__WHAT YOU HAVE TO DO__
Gather, from the listing beneath this task, every line holding the string "with".

__SUPPLIED DATA__
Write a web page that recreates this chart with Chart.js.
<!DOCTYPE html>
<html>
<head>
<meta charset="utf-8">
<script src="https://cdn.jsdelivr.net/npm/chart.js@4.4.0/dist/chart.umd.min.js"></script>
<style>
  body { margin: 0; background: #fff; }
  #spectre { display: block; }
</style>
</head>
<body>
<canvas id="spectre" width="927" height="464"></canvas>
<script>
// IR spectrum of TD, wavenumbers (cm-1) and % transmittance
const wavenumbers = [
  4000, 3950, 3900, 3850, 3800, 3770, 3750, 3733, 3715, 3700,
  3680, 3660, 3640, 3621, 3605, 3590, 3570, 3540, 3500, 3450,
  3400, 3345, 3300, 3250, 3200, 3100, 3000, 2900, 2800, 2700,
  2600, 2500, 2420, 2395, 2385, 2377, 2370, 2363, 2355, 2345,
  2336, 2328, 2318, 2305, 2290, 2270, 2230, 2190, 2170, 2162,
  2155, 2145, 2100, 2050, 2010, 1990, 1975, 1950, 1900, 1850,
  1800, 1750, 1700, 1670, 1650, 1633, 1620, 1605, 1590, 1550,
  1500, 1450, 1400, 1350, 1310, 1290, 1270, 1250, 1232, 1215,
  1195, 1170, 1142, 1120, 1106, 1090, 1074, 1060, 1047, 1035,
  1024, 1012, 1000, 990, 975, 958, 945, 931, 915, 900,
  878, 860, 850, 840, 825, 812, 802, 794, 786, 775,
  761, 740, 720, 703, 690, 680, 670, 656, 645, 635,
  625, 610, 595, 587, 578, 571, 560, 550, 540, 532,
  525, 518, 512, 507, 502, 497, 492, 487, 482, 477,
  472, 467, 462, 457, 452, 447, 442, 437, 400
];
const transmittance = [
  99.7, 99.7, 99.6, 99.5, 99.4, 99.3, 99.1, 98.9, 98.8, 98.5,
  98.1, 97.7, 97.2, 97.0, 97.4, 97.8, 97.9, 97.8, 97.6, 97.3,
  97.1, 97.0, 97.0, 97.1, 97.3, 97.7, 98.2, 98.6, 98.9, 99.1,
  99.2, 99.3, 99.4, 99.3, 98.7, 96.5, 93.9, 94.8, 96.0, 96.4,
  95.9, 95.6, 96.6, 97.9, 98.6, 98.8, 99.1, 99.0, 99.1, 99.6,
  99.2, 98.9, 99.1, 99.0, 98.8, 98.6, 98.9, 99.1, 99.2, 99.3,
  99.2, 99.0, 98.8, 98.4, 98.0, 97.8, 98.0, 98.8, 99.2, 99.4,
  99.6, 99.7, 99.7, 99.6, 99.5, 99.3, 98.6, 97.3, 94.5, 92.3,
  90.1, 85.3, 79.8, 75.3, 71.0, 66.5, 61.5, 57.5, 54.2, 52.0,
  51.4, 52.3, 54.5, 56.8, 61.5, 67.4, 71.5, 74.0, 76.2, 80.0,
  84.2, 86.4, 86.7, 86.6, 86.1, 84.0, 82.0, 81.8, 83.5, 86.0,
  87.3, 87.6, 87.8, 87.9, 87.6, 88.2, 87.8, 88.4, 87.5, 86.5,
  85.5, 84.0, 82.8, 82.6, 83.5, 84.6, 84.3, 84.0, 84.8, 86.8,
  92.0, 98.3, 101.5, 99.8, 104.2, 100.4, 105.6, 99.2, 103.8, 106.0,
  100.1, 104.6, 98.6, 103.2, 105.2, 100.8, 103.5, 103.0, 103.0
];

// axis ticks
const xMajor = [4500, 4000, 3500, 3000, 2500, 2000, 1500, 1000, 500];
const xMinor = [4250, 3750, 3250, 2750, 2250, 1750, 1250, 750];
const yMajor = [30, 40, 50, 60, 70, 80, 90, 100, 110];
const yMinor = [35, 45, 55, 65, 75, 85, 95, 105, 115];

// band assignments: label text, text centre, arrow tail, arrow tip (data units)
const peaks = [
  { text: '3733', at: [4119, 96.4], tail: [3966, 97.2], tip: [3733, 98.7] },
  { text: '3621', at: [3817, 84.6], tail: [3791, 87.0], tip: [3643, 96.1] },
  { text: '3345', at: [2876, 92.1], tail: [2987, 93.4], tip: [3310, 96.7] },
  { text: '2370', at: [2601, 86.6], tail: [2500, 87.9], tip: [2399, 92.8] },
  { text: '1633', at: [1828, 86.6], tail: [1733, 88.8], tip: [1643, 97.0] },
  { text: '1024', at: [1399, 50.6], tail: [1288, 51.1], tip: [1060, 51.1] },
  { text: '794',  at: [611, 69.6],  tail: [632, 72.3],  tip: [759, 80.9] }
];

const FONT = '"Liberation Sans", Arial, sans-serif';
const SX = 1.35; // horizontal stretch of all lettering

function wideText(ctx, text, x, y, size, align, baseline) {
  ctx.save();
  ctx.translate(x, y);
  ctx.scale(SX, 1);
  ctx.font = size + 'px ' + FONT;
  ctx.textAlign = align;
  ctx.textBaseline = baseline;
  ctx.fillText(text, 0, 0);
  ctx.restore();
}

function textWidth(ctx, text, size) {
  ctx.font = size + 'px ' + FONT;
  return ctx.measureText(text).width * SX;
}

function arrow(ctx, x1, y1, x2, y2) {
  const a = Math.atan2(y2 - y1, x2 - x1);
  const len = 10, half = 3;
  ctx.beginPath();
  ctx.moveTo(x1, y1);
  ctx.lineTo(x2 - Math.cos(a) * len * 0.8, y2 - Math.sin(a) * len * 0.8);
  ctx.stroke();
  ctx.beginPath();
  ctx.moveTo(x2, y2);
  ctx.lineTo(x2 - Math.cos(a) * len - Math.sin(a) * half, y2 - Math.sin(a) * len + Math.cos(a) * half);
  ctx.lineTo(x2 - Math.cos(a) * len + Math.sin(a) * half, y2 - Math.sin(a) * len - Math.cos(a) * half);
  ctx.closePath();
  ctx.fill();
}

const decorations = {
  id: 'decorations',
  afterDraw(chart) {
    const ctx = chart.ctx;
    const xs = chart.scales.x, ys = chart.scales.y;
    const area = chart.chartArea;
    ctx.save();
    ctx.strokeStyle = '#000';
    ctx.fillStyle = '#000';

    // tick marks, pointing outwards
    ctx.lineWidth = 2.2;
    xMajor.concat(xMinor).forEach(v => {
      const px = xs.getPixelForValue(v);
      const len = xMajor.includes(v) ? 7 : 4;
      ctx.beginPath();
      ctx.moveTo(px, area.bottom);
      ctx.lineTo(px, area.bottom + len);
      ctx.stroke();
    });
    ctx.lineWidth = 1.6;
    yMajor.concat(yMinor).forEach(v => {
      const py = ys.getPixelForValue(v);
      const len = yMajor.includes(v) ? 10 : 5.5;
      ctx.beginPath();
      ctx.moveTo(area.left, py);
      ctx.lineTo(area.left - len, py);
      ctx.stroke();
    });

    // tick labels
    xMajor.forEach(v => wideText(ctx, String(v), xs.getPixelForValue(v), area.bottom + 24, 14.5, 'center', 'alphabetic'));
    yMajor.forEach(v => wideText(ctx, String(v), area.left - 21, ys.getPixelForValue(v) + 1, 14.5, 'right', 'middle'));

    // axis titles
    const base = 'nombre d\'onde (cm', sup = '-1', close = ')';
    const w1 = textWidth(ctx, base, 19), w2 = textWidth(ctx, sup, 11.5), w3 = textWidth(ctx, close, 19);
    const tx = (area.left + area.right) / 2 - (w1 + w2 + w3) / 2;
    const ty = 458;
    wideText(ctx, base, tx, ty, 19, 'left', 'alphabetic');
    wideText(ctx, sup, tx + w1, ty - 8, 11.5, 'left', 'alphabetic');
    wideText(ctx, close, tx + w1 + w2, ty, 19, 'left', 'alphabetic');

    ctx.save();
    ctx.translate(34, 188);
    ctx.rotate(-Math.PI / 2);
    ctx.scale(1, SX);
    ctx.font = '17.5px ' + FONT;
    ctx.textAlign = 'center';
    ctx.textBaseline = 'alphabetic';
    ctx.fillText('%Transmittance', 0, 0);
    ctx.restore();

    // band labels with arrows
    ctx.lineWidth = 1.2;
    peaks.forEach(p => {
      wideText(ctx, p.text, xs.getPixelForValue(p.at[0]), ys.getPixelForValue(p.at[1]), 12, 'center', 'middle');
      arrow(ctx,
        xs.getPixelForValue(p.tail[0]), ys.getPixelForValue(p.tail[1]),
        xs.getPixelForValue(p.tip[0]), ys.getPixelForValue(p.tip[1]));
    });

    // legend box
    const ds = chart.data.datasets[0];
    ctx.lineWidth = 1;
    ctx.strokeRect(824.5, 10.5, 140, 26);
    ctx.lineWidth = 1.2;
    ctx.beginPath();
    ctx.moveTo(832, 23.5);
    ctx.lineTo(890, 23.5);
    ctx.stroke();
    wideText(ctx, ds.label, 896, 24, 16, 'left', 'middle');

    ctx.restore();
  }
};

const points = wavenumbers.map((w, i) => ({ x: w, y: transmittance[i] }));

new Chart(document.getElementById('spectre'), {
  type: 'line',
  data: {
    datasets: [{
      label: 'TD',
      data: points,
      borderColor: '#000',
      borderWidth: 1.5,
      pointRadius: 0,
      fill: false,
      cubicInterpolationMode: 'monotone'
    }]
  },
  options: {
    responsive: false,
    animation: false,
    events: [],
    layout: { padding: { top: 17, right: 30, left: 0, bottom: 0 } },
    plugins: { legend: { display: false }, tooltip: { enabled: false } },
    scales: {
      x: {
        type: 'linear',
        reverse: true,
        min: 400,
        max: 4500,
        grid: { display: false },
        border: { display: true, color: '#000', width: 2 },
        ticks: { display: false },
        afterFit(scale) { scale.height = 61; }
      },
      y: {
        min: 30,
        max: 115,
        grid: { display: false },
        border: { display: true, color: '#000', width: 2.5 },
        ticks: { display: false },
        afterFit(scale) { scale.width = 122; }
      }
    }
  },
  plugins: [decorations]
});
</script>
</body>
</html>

__RESULT__
Write a web page that recreates this chart with Chart.js.
    // band labels with arrows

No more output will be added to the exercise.